What to produce: Leave the pictures out and retype the lines from the beginning through the line with "40, 45, 50];", both ends included.

::::

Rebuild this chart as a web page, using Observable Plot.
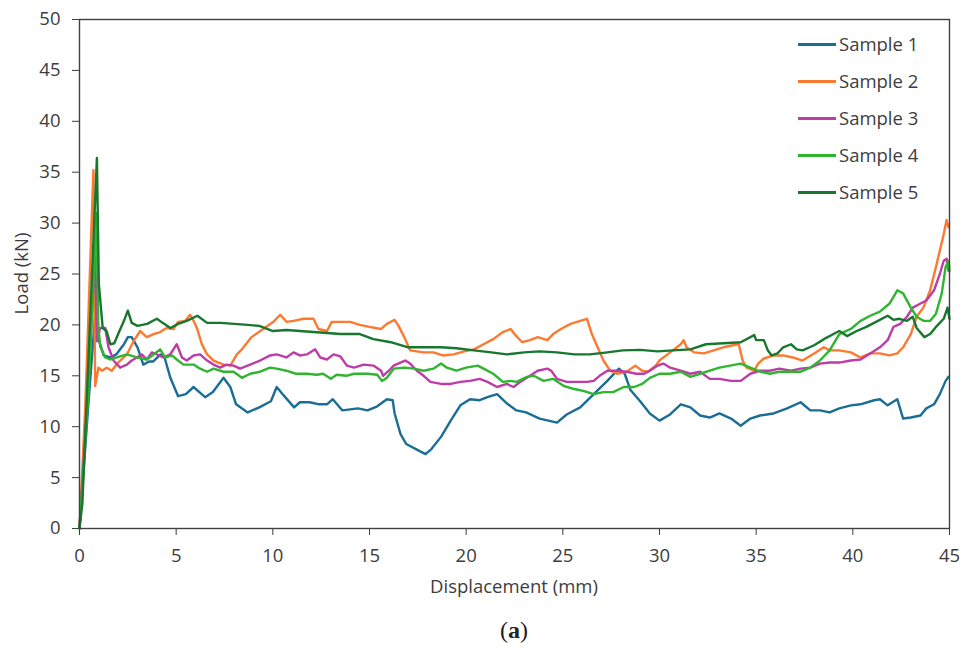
<!DOCTYPE html>
<html>
<head>
<meta charset="utf-8">
<script src="https://cdn.jsdelivr.net/npm/d3@7"></script>
<script src="https://cdn.jsdelivr.net/npm/@observablehq/plot@0.6"></script>
<style>
  html, body { margin: 0; padding: 0; background: #fff; }
  #wrap { position: relative; width: 969px; height: 652px; font-family: "Open Sans", sans-serif; color: #3d3d3d; }
  #legend { position: absolute; left: 798px; top: 31px; }
  .item { position: relative; height: 37px; }
  .sw { position: absolute; left: 0; top: 12px; width: 38px; height: 2.6px; }
  .lab { position: absolute; left: 41px; top: 0; font-size: 18.5px; line-height: 26px; color: #3d3d3d; white-space: nowrap; }
  #caption { position: absolute; left: 514px; top: 615px; transform: translateX(-50%); font-family: "Liberation Serif", serif; font-size: 24px; line-height: 30px; color: #222; }
</style>
</head>
<body>
<div id="wrap">
  <div id="chart"></div>
  <div id="legend"></div>
  <div id="caption">(<b>a</b>)</div>
</div>
<script>
const samples = ["Sample 1", "Sample 2", "Sample 3", "Sample 4", "Sample 5"];
const colors = ["#1b6e93", "#fb7a30", "#bd3ca8", "#2fb52f", "#18772f"];
const xTicks = [0, 5, 10, 15, 20, 25, 30, 35, 40, 45];
const yTicks = [0, 5, 10, 15, 20, 25, 30, 35, 40, 45, 50];

const sample1 = [[0,0],[0.45,12],[0.85,22],[1.0,18.5],[1.25,17.0],[1.6,16.8],[1.9,17.1],[2.3,18.1],[2.5,18.8],[2.7,18.8],[3.0,17.8],[3.3,16.1],[3.6,16.4],[3.8,16.4],[4.2,17.1],[4.4,16.8],[4.7,14.8],[5.1,13.0],[5.5,13.2],[5.9,13.9],[6.2,13.4],[6.5,12.9],[6.9,13.4],[7.45,14.8],[7.8,13.9],[8.1,12.2],[8.7,11.4],[9.3,11.9],[9.9,12.5],[10.2,13.9],[10.55,13.1],[11.1,11.9],[11.4,12.4],[11.9,12.4],[12.4,12.2],[12.8,12.2],[13.1,12.7],[13.6,11.6],[14.0,11.7],[14.4,11.8],[14.9,11.6],[15.4,12.0],[15.9,12.7],[16.2,12.6],[16.3,11.3],[16.6,9.3],[16.9,8.3],[17.5,7.7],[17.9,7.3],[18.2,7.8],[18.7,9.0],[19.2,10.6],[19.7,12.1],[20.2,12.7],[20.7,12.6],[21.1,12.9],[21.6,13.2],[22.1,12.3],[22.6,11.6],[23.1,11.4],[23.8,10.8],[24.7,10.4],[25.2,11.2],[25.9,11.9],[26.6,13.2],[27.3,14.5],[27.9,15.7],[28.2,15.2],[28.5,13.6],[29.0,12.5],[29.5,11.3],[30.0,10.6],[30.55,11.2],[31.1,12.2],[31.6,11.9],[32.1,11.1],[32.6,10.9],[33.1,11.3],[33.7,10.8],[34.2,10.1],[34.7,10.8],[35.2,11.1],[35.9,11.3],[36.6,11.8],[37.3,12.4],[37.8,11.6],[38.3,11.6],[38.8,11.4],[39.3,11.8],[39.9,12.1],[40.4,12.2],[41.1,12.6],[41.4,12.7],[41.8,12.1],[42.3,12.7],[42.6,10.8],[43.0,10.9],[43.5,11.1],[43.8,11.8],[44.2,12.2],[44.5,13.2],[44.8,14.5],[44.95,14.9]];

const sample2 = [[0,0],[0.3,12],[0.72,35.2],[0.81,14.0],[0.98,15.8],[1.16,15.5],[1.41,15.8],[1.67,15.5],[2.0,16.3],[2.45,17.1],[2.8,18.4],[3.14,19.4],[3.48,18.8],[3.83,19.1],[4.17,19.3],[4.5,19.7],[4.86,19.6],[5.1,20.3],[5.47,20.4],[5.72,21.0],[5.9,20.4],[6.07,19.7],[6.33,18.1],[6.6,17.1],[6.93,16.5],[7.45,16.1],[7.8,16.0],[8.14,17.1],[8.4,17.6],[8.9,18.8],[9.5,19.6],[10.03,20.3],[10.38,21.0],[10.72,20.3],[11.07,20.4],[11.6,20.6],[12.1,20.6],[12.36,19.6],[12.8,19.4],[13.05,20.3],[13.6,20.3],[14.0,20.3],[14.5,20.0],[15.0,19.8],[15.6,19.6],[15.9,20.1],[16.3,20.5],[16.5,19.9],[16.8,18.8],[17.1,17.5],[17.8,17.3],[18.3,17.3],[18.8,17.0],[19.35,17.1],[19.9,17.4],[20.4,17.6],[20.9,18.1],[21.4,18.6],[21.9,19.3],[22.3,19.6],[22.5,19.1],[22.9,18.3],[23.3,18.5],[23.7,18.8],[24.2,18.5],[24.5,19.1],[24.9,19.6],[25.4,20.1],[25.9,20.4],[26.25,20.6],[26.5,19.1],[26.8,17.8],[27.1,16.5],[27.45,15.5],[27.8,15.2],[28.3,15.4],[28.75,16.0],[29.1,15.5],[29.4,15.4],[29.8,16.0],[30.0,16.5],[30.55,17.3],[31.1,18.1],[31.25,18.5],[31.4,17.8],[31.8,17.3],[32.3,17.2],[32.8,17.5],[33.3,17.8],[33.8,18.0],[34.1,18.1],[34.3,16.5],[34.5,15.8],[34.9,15.5],[35.1,16.2],[35.4,16.7],[35.9,17.0],[36.4,17.0],[36.9,16.8],[37.4,16.5],[38.0,17.2],[38.5,17.8],[38.8,17.5],[39.3,17.5],[39.9,17.3],[40.4,16.8],[40.9,17.2],[41.4,17.2],[41.9,17.0],[42.3,17.2],[42.6,17.8],[43.0,19.1],[43.3,20.8],[43.65,21.7],[44.0,23.4],[44.3,25.7],[44.7,28.9],[44.85,30.3],[44.95,29.6]];

const sample3 = [[0,0],[0.4,12],[0.81,27.2],[0.9,18.4],[1.07,19.7],[1.33,19.7],[1.5,17.8],[1.76,16.5],[2.1,15.8],[2.45,16.1],[2.7,16.5],[2.97,16.8],[3.22,17.1],[3.48,16.6],[3.74,17.3],[4.0,17.1],[4.34,16.8],[4.69,17.1],[5.03,18.1],[5.3,16.8],[5.55,16.5],[5.9,17.0],[6.24,17.1],[6.6,16.5],[6.93,16.1],[7.28,15.8],[7.6,16.1],[7.97,16.0],[8.3,15.7],[8.83,16.1],[9.34,16.5],[9.86,17.0],[10.2,17.1],[10.7,16.8],[11.07,17.3],[11.4,17.0],[11.76,17.1],[12.19,17.6],[12.45,16.8],[12.8,16.6],[13.14,17.1],[13.5,16.9],[13.83,16.0],[14.2,15.8],[14.7,16.1],[15.2,16.0],[15.6,15.5],[15.7,15.0],[16.0,15.5],[16.25,16.0],[16.6,16.3],[16.85,16.5],[17.1,16.2],[17.45,15.5],[17.8,15.0],[18.15,14.4],[18.7,14.2],[19.2,14.2],[19.7,14.4],[20.2,14.5],[20.7,14.7],[21.1,14.4],[21.6,13.9],[22.1,14.2],[22.45,13.9],[22.8,14.4],[23.3,15.0],[23.7,15.5],[24.2,15.7],[24.4,15.5],[24.7,14.7],[25.2,14.4],[25.7,14.4],[26.25,14.4],[26.6,14.5],[26.9,15.0],[27.3,15.5],[27.8,15.5],[28.3,15.4],[28.8,15.2],[29.2,15.2],[29.5,15.5],[29.9,16.0],[30.2,16.2],[30.55,15.8],[31.1,15.5],[31.6,15.2],[32.1,15.4],[32.6,14.7],[33.1,14.7],[33.7,14.5],[34.2,14.5],[34.7,15.2],[35.2,15.5],[35.7,15.5],[36.2,15.7],[36.8,15.5],[37.3,15.7],[37.8,15.8],[38.3,16.2],[38.8,16.3],[39.3,16.3],[39.9,16.5],[40.4,16.6],[40.9,17.2],[41.4,17.8],[41.8,18.5],[42.1,19.8],[42.45,20.1],[42.8,20.8],[43.1,21.7],[43.5,22.1],[43.8,22.4],[44.2,23.4],[44.5,25.0],[44.7,26.3],[44.85,26.5],[44.95,25.3]];

const sample4 = [[0,0],[0.45,13],[0.88,31],[0.97,20],[1.07,17.9],[1.33,16.8],[1.59,16.6],[1.93,16.8],[2.45,17.1],[2.97,16.8],[3.48,16.6],[3.83,17.1],[4.17,17.6],[4.43,16.8],[4.78,17.0],[5.03,16.6],[5.38,16.1],[5.9,16.1],[6.24,15.7],[6.6,15.4],[6.93,15.7],[7.45,15.4],[7.97,15.4],[8.4,14.8],[8.83,15.2],[9.34,15.4],[9.86,15.8],[10.2,15.7],[10.7,15.5],[11.2,15.2],[11.76,15.2],[12.28,15.1],[12.6,15.2],[13.0,14.7],[13.3,15.1],[13.8,15.0],[14.2,15.2],[14.9,15.2],[15.4,15.1],[15.65,14.5],[15.9,14.8],[16.25,15.7],[16.8,15.8],[17.3,15.7],[17.8,15.5],[18.3,15.7],[18.7,16.2],[19.0,15.8],[19.5,15.5],[20.0,15.8],[20.6,16.0],[20.9,15.7],[21.4,15.2],[21.9,14.4],[22.3,14.5],[22.6,14.4],[23.15,14.9],[23.5,15.0],[24.0,14.5],[24.5,14.7],[25.05,14.0],[25.6,13.7],[26.1,13.5],[26.6,13.2],[27.1,13.4],[27.6,13.4],[28.15,13.9],[28.7,13.9],[29.1,14.2],[29.5,14.8],[30.0,15.2],[30.55,15.2],[31.1,15.4],[31.6,14.9],[32.1,15.2],[32.6,15.5],[33.1,15.8],[33.65,16.0],[34.2,16.2],[34.7,15.8],[35.2,15.4],[35.7,15.2],[36.2,15.4],[36.8,15.4],[37.3,15.4],[37.8,15.8],[38.3,16.5],[38.8,17.5],[39.3,19.1],[39.9,19.6],[40.4,20.4],[40.9,20.9],[41.4,21.3],[41.9,22.1],[42.3,23.4],[42.6,23.1],[43.0,21.7],[43.3,20.8],[43.65,20.4],[44.0,20.4],[44.3,21.1],[44.6,23.1],[44.8,25.7],[44.95,26.3],[45.0,25.3]];

const sample5 = [[0,0],[0.15,2.5],[0.9,36.4],[1.0,24],[1.2,19.7],[1.4,19.4],[1.6,18.1],[1.8,18.2],[2.0,19.1],[2.3,20.4],[2.5,21.4],[2.7,20.2],[3.0,19.9],[3.5,20.1],[4.0,20.6],[4.3,20.2],[4.7,19.7],[5.1,20.1],[5.55,20.4],[6.1,20.9],[6.6,20.2],[7.3,20.2],[8.0,20.1],[8.7,20.0],[9.3,19.9],[10.0,19.4],[10.7,19.5],[11.4,19.4],[12.1,19.3],[12.8,19.2],[13.5,19.1],[14.5,19.1],[15.2,18.6],[16.1,18.3],[17.0,17.8],[17.8,17.8],[18.7,17.8],[19.5,17.7],[20.4,17.5],[21.3,17.3],[22.1,17.1],[23.0,17.3],[23.8,17.4],[24.7,17.3],[25.6,17.1],[26.4,17.1],[27.3,17.3],[28.1,17.5],[29.0,17.55],[29.9,17.4],[30.7,17.5],[31.6,17.6],[32.4,18.1],[33.3,18.2],[34.2,18.3],[34.9,19.0],[35.0,18.5],[35.4,18.5],[35.6,17.5],[35.8,17.0],[36.1,17.2],[36.4,17.8],[36.8,18.1],[37.1,17.6],[37.4,17.5],[38.0,18.0],[38.5,18.6],[39.0,19.1],[39.3,19.4],[39.7,18.9],[40.2,19.4],[40.7,19.8],[41.2,20.3],[41.8,20.9],[42.1,20.5],[42.4,20.6],[42.8,20.4],[43.1,20.8],[43.3,19.7],[43.7,18.8],[44.0,19.1],[44.3,19.8],[44.7,20.6],[44.9,21.7],[45.0,20.6]];

const series = [sample1, sample2, sample3, sample4, sample5];
const table = series.flatMap((s, i) => s.map(([x, y]) => ({sample: samples[i], x, y})));

const W = 969, H = 604;
const chart = Plot.plot({
  width: W,
  height: H,
  marginLeft: 79,
  marginRight: 20,
  marginTop: 19,
  marginBottom: H - 528,
  style: {fontFamily: "'Open Sans', sans-serif", fontSize: "18.5px", color: "#3d3d3d", background: "#fff"},
  x: {domain: [0, 45], ticks: xTicks, tickSize: 7, tickPadding: 13, label: null},
  y: {domain: [0, 50], ticks: yTicks, tickSize: 7, tickPadding: 12, label: null},
  color: {domain: samples, range: colors},
  marks: [
    Plot.line(table, {x: "x", y: "y", z: "sample", stroke: "sample", strokeWidth: 2.4, strokeLinejoin: "round"}),
    Plot.frame({stroke: "#404040", strokeWidth: 1.4})
  ]
});
document.getElementById("chart").appendChild(chart);

const svg = d3.select(chart);
svg.append("text")
  .attr("transform", "translate(20,273.5) rotate(-90)")
  .attr("text-anchor", "middle").attr("dominant-baseline", "central")
  .attr("fill", "#3d3d3d").attr("font-size", 18.5)
  .text("Load (kN)");
svg.append("text")
  .attr("x", 514).attr("y", 585)
  .attr("text-anchor", "middle").attr("dominant-baseline", "central")
  .attr("fill", "#3d3d3d").attr("font-size", 18.5)
  .text("Displacement (mm)");

const legend = d3.select("#legend");
samples.forEach((s, i) => {
  const item = legend.append("div").attr("class", "item");
  item.append("div").attr("class", "sw").style("background", colors[i]);
  item.append("div").attr("class", "lab").text(s);
});
</script>
</body>
</html>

::::

Final answer:
Rebuild this chart as a web page, using Observable Plot.
<!DOCTYPE html>
<html>
<head>
<meta charset="utf-8">
<script src="https://cdn.jsdelivr.net/npm/d3@7"></script>
<script src="https://cdn.jsdelivr.net/npm/@observablehq/plot@0.6"></script>
<style>
  html, body { margin: 0; padding: 0; background: #fff; }
  #wrap { position: relative; width: 969px; height: 652px; font-family: "Open Sans", sans-serif; color: #3d3d3d; }
  #legend { position: absolute; left: 798px; top: 31px; }
  .item { position: relative; height: 37px; }
  .sw { position: absolute; left: 0; top: 12px; width: 38px; height: 2.6px; }
  .lab { position: absolute; left: 41px; top: 0; font-size: 18.5px; line-height: 26px; color: #3d3d3d; white-space: nowrap; }
  #caption { position: absolute; left: 514px; top: 615px; transform: translateX(-50%); font-family: "Liberation Serif", serif; font-size: 24px; line-height: 30px; color: #222; }
</style>
</head>
<body>
<div id="wrap">
  <div id="chart"></div>
  <div id="legend"></div>
  <div id="caption">(<b>a</b>)</div>
</div>
<script>
const samples = ["Sample 1", "Sample 2", "Sample 3", "Sample 4", "Sample 5"];
const colors = ["#1b6e93", "#fb7a30", "#bd3ca8", "#2fb52f", "#18772f"];
const xTicks = [0, 5, 10, 15, 20, 25, 30, 35, 40, 45];
const yTicks = [0, 5, 10, 15, 20, 25, 30, 35, 40, 45, 50];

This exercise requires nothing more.